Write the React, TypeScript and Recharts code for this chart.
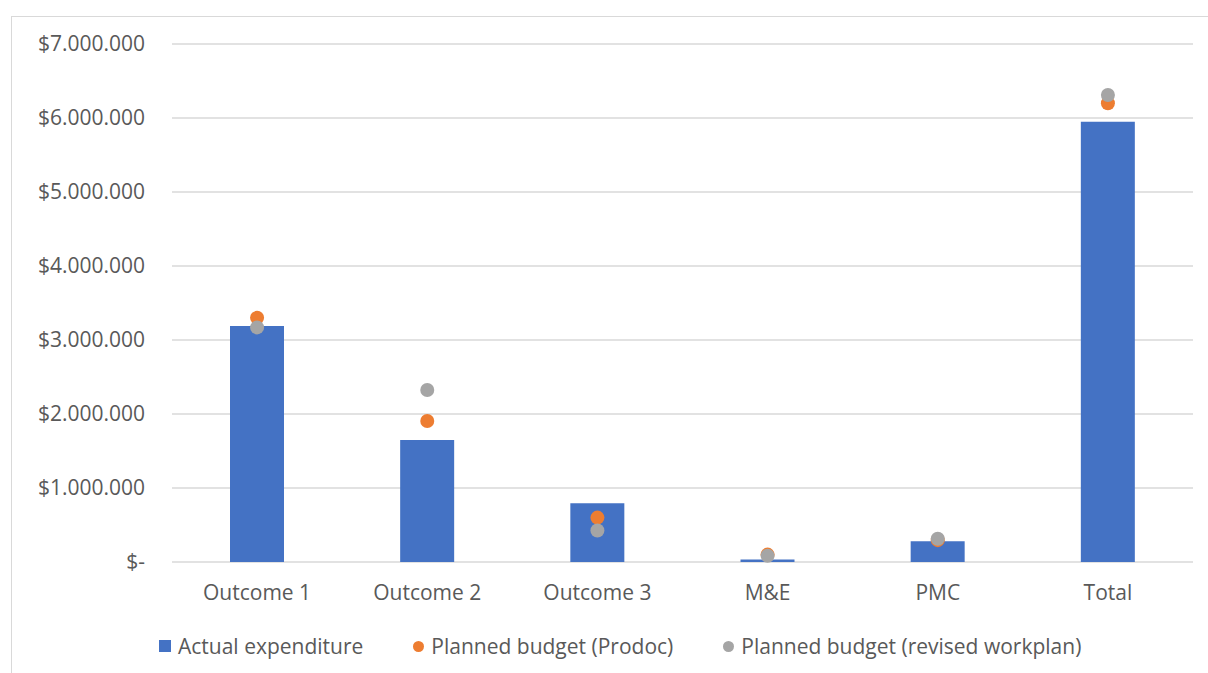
import React from 'react'
import { ComposedChart, Bar, Line, XAxis, YAxis, CartesianGrid } from 'recharts'

const categories = ['Outcome 1', 'Outcome 2', 'Outcome 3', 'M&E', 'PMC', 'Total']
const actualExpenditure = [3190000, 1650000, 795000, 35000, 280000, 5950000]
const plannedProdoc = [3300000, 1905000, 600000, 100000, 295000, 6200000]
const plannedRevised = [3170000, 2325000, 425000, 85000, 315000, 6310000]
const yTicks = [0, 1000000, 2000000, 3000000, 4000000, 5000000, 6000000, 7000000]

const FONT = '"Open Sans", sans-serif'
const TEXT = '#595959'
const BLUE = '#4472C4'
const ORANGE = '#ED7D31'
const GREY = '#A5A5A5'

const data = categories.map((name, i) => ({
  name,
  actual: actualExpenditure[i],
  prodoc: plannedProdoc[i],
  revised: plannedRevised[i],
}))

function formatMoney(v: number) {
  if (v === 0) return '$-'
  return '$' + v.toString().replace(/\B(?=(\d{3})+(?!\d))/g, '.')
}

const legendItems = [
  { label: 'Actual expenditure', color: BLUE, shape: 'square' },
  { label: 'Planned budget (Prodoc)', color: ORANGE, shape: 'circle' },
  { label: 'Planned budget (revised workplan)', color: GREY, shape: 'circle' },
]

export default function App() {
  return (
    <div style={{ position: 'absolute', left: 0, top: 0, width: 1208, height: 673, background: '#fff', overflow: 'hidden' }}>
      {/* chart border */}
      <div
        style={{
          position: 'absolute',
          left: 11,
          top: 16,
          width: 1220,
          height: 680,
          border: '1px solid #d9d9d9',
        }}
      />
      <div style={{ position: 'absolute', left: 0, top: 0 }}>
        <ComposedChart
          width={1208}
          height={673}
          data={data}
          margin={{ top: 44, right: 15, left: 0, bottom: 61 }}
        >
          <CartesianGrid vertical={false} stroke="#d9d9d9" strokeWidth={1.3} />
          <XAxis
            dataKey="name"
            axisLine={false}
            tickLine={false}
            tickSize={0}
            tickMargin={23}
            height={50}
            tick={{ fill: TEXT, fontSize: 21, fontFamily: FONT }}
          />
          <YAxis
            width={172}
            domain={[0, 7000000]}
            ticks={yTicks}
            axisLine={false}
            tickLine={false}
            tickSize={0}
            tickMargin={27}
            tickFormatter={formatMoney}
            tick={{ fill: TEXT, fontSize: 21, fontFamily: FONT }}
          />
          <Bar dataKey="actual" fill={BLUE} barSize={54} isAnimationActive={false} />
          <Line
            dataKey="prodoc"
            stroke="none"
            strokeWidth={0}
            dot={{ r: 7, fill: ORANGE, stroke: ORANGE, strokeWidth: 0 }}
            activeDot={false}
            isAnimationActive={false}
          />
          <Line
            dataKey="revised"
            stroke="none"
            strokeWidth={0}
            dot={{ r: 7, fill: GREY, stroke: GREY, strokeWidth: 0 }}
            activeDot={false}
            isAnimationActive={false}
          />
        </ComposedChart>
      </div>
      {/* legend */}
      <div
        style={{
          position: 'absolute',
          left: 159,
          top: 632,
          display: 'flex',
          alignItems: 'center',
          fontFamily: FONT,
          fontSize: 21,
          color: TEXT,
          whiteSpace: 'nowrap',
        }}
      >
        {legendItems.map((item, i) => (
          <div key={i} style={{ display: 'flex', alignItems: 'center', marginRight: i < 2 ? 50 : 0 }}>
            <span
              style={{
                display: 'inline-block',
                width: item.shape === 'square' ? 12 : 11,
                height: item.shape === 'square' ? 12 : 11,
                borderRadius: item.shape === 'circle' ? '50%' : 0,
                background: item.color,
                marginRight: 7,
              }}
            />
            <span>{item.label}</span>
          </div>
        ))}
      </div>
    </div>
  )
}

## The problem
Return all of the data exactly as written, and drop the pictures.

## Solution to the exercise
Write the React, TypeScript and Recharts code for this chart.
import React from 'react'
import { ComposedChart, Bar, Line, XAxis, YAxis, CartesianGrid } from 'recharts'

const categories = ['Outcome 1', 'Outcome 2', 'Outcome 3', 'M&E', 'PMC', 'Total']
const actualExpenditure = [3190000, 1650000, 795000, 35000, 280000, 5950000]
const plannedProdoc = [3300000, 1905000, 600000, 100000, 295000, 6200000]
const plannedRevised = [3170000, 2325000, 425000, 85000, 315000, 6310000]
const yTicks = [0, 1000000, 2000000, 3000000, 4000000, 5000000, 6000000, 7000000]

const FONT = '"Open Sans", sans-serif'
const TEXT = '#595959'
const BLUE = '#4472C4'
const ORANGE = '#ED7D31'
const GREY = '#A5A5A5'

const data = categories.map((name, i) => ({
  name,
  actual: actualExpenditure[i],
  prodoc: plannedProdoc[i],
  revised: plannedRevised[i],
}))

function formatMoney(v: number) {
  if (v === 0) return '$-'
  return '$' + v.toString().replace(/\B(?=(\d{3})+(?!\d))/g, '.')
}

const legendItems = [
  { label: 'Actual expenditure', color: BLUE, shape: 'square' },
  { label: 'Planned budget (Prodoc)', color: ORANGE, shape: 'circle' },
  { label: 'Planned budget (revised workplan)', color: GREY, shape: 'circle' },
]

export default function App() {
  return (
    <div style={{ position: 'absolute', left: 0, top: 0, width: 1208, height: 673, background: '#fff', overflow: 'hidden' }}>
      {/* chart border */}
      <div
        style={{
          position: 'absolute',
          left: 11,
          top: 16,
          width: 1220,
          height: 680,
          border: '1px solid #d9d9d9',
        }}
      />
      <div style={{ position: 'absolute', left: 0, top: 0 }}>
        <ComposedChart
          width={1208}
          height={673}
          data={data}
          margin={{ top: 44, right: 15, left: 0, bottom: 61 }}
        >
          <CartesianGrid vertical={false} stroke="#d9d9d9" strokeWidth={1.3} />
          <XAxis
            dataKey="name"
            axisLine={false}
            tickLine={false}
            tickSize={0}
            tickMargin={23}
            height={50}
            tick={{ fill: TEXT, fontSize: 21, fontFamily: FONT }}
          />
          <YAxis
            width={172}
            domain={[0, 7000000]}
            ticks={yTicks}
            axisLine={false}
            tickLine={false}
            tickSize={0}
            tickMargin={27}
            tickFormatter={formatMoney}
            tick={{ fill: TEXT, fontSize: 21, fontFamily: FONT }}
          />
          <Bar dataKey="actual" fill={BLUE} barSize={54} isAnimationActive={false} />
          <Line
            dataKey="prodoc"
            stroke="none"
            strokeWidth={0}
            dot={{ r: 7, fill: ORANGE, stroke: ORANGE, strokeWidth: 0 }}
            activeDot={false}
            isAnimationActive={false}
          />
          <Line
            dataKey="revised"
            stroke="none"
            strokeWidth={0}
            dot={{ r: 7, fill: GREY, stroke: GREY, strokeWidth: 0 }}
            activeDot={false}
            isAnimationActive={false}
          />
        </ComposedChart>
      </div>
      {/* legend */}
      <div
        style={{
          position: 'absolute',
          left: 159,
          top: 632,
          display: 'flex',
          alignItems: 'center',
          fontFamily: FONT,
          fontSize: 21,
          color: TEXT,
          whiteSpace: 'nowrap',
        }}
      >
        {legendItems.map((item, i) => (
          <div key={i} style={{ display: 'flex', alignItems: 'center', marginRight: i < 2 ? 50 : 0 }}>
            <span
              style={{
                display: 'inline-block',
                width: item.shape === 'square' ? 12 : 11,
                height: item.shape === 'square' ? 12 : 11,
                borderRadius: item.shape === 'circle' ? '50%' : 0,
                background: item.color,
                marginRight: 7,
              }}
            />
            <span>{item.label}</span>
          </div>
        ))}
      </div>
    </div>
  )
}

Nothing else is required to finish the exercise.